Should the regime be regulated into effect? Who enforces? Who pays? Who can afford the new cars? Who cannot? Should we rely on market forces? If so, do we not retain a status quo? All these questions and others need to be addressed. We’d also have to establish that the gizmos would actually do the job.
In the case of climate change, we might have a proposal to eliminate oil, gas or coal fired power plants in favor of solar, wind or hydro powered plants. Less drastically, we might introduce mitigation requirements, such as “filters” on power plants, or we might introduce one of the so-called ‘carbon credit’ schemes. If so, we not only have to consider if the U.S. can afford such regimes, but Namibia or Sudan or Pakistan. We have to ascertain the likelihood of compliance across the lines of the world’s many sovereign nations. We have to compare the use this money would be put toward with other possible uses, and ask if it is overall the best ‘bang for the buck.’
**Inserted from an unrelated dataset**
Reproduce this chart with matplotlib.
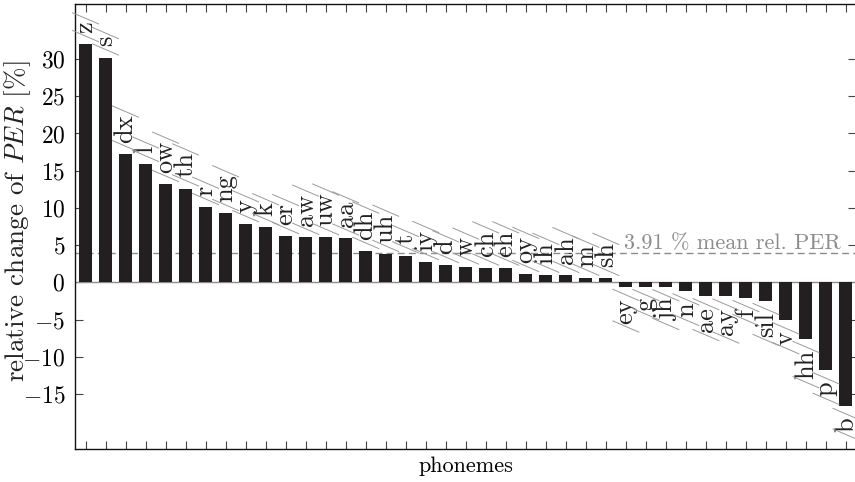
import matplotlib
matplotlib.use("Agg")
import matplotlib.pyplot as plt
from matplotlib.lines import Line2D
import numpy as np

plt.rcParams["font.family"] = "serif"
plt.rcParams["font.serif"] = ["cmr10", "DejaVu Serif"]
plt.rcParams["mathtext.fontset"] = "cm"
plt.rcParams["axes.unicode_minus"] = False

phonemes = ["z", "s", "dx", "l", "ow", "th", "r", "ng", "y", "k", "er", "aw",
            "uw", "aa", "dh", "uh", "t", "iy", "d", "w", "ch", "eh", "oy", "ih",
            "ah", "m", "sh", "ey", "g", "jh", "n", "ae", "ay", "f", "sil", "v",
            "hh", "p", "b"]
rel_change = [32.0, 30.2, 17.2, 15.9, 13.2, 12.6, 10.1, 9.3, 7.8, 7.4, 6.2, 6.1,
              6.05, 6.0, 4.2, 3.8, 3.6, 2.7, 2.3, 2.1, 1.96, 1.95, 1.1, 1.0,
              0.98, 0.6, 0.58, -0.6, -0.62, -0.65, -1.2, -1.85, -1.9, -2.1, -2.5,
              -5.1, -7.6, -11.8, -16.6]
mean_per = 3.91
y_ticks = [-15, -10, -5, 0, 5, 10, 15, 20, 25, 30]

W, H = 855, 482
fig = plt.figure(figsize=(W / 100, H / 100), dpi=100)
ax = fig.add_axes([75 / W, 1 - 449 / H, 781 / W, 445 / H])

x = np.arange(len(phonemes))
ax.bar(x, rel_change, width=0.65, color="#231f20", edgecolor="none", zorder=3)
ax.axhline(0, color="#8c8c8c", lw=1.0, zorder=2)
ax.axhline(mean_per, color="#8c8c8c", lw=1.0, ls=(0, (5, 3)), zorder=2)
ax.text(37.75, mean_per, f"{mean_per} % mean rel. PER", color="#8c8c8c",
        fontsize=16, ha="right", va="bottom",
        transform=ax.transData)

ax.set_xlim(-0.525, 38.5)
ax.set_ylim(-22.4, 37.4)

ax.set_xticks(x)
ax.set_xticklabels([])
ax.set_yticks(y_ticks)
ax.set_yticklabels([f"${v}$" if v >= 0 else f"$-{abs(v)}$" for v in y_ticks])
ax.tick_params(axis="x", which="both", direction="in", top=True, bottom=True,
               length=6, width=0.8, color="#444444")
ax.tick_params(axis="y", which="both", direction="in", left=True, right=True,
               length=6, width=0.8, color="#444444", labelsize=17, pad=7)
for side in ("left", "bottom", "top", "right"):
    ax.spines[side].set_linewidth(1.0)
    ax.spines[side].set_color("#111111")

ax.set_ylabel("relative change of $PER$ [%]", fontsize=19.5, color="#222222")
ax.yaxis.set_label_coords(-0.073, 0.512)
ax.yaxis.label.set_va("center")
ax.set_xlabel("phonemes", fontsize=16)
ax.xaxis.set_label_coords(0.5, -0.038)
ax.xaxis.label.set_va("center")

# phoneme names above positive bars and below negative ones
labels = []
for xi, (name, v) in enumerate(zip(phonemes, rel_change)):
    off = 8.0 if v >= 0 else -8.0
    t = ax.annotate(name, xy=(xi, v), xytext=(0, off), textcoords="offset points",
                    rotation=90, ha="center", va="bottom" if v >= 0 else "top",
                    fontsize=19, color="#222222", zorder=4)
    labels.append(t)

# slanted rules framing each name
fig.canvas.draw()
renderer = fig.canvas.get_renderer()
slope = 0.43
half = 13.0
for xi, t in zip(x, labels):
    bb = t.get_window_extent(renderer)
    cx = ax.transData.transform((xi, 0))[0]
    for yc in (bb.y1 + 3.0, bb.y0 - 3.0):
        xs = [cx - half, cx + half]
        ys = [yc + slope * half, yc - slope * half]
        fig.add_artist(Line2D([v / W for v in xs], [v / H for v in ys],
                              transform=fig.transFigure, color="#9a9a9a",
                              lw=0.7, zorder=5))

fig.savefig("out.png", dpi=100)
It would seem that these proposals would be compelling only if it is the case that the consequences of inaction are perceived to be sufficiently dire and likely. Hollywood analogy time: It would have to be something as dire and likely as the scenario presented in the Bruce Willis film Armageddon. We would have to be in a position where we literally see the damn hammer of the gods hurtling toward us. Only then would we come together, override sovereignty or cost considerations and build the damn obelisk of Kirok.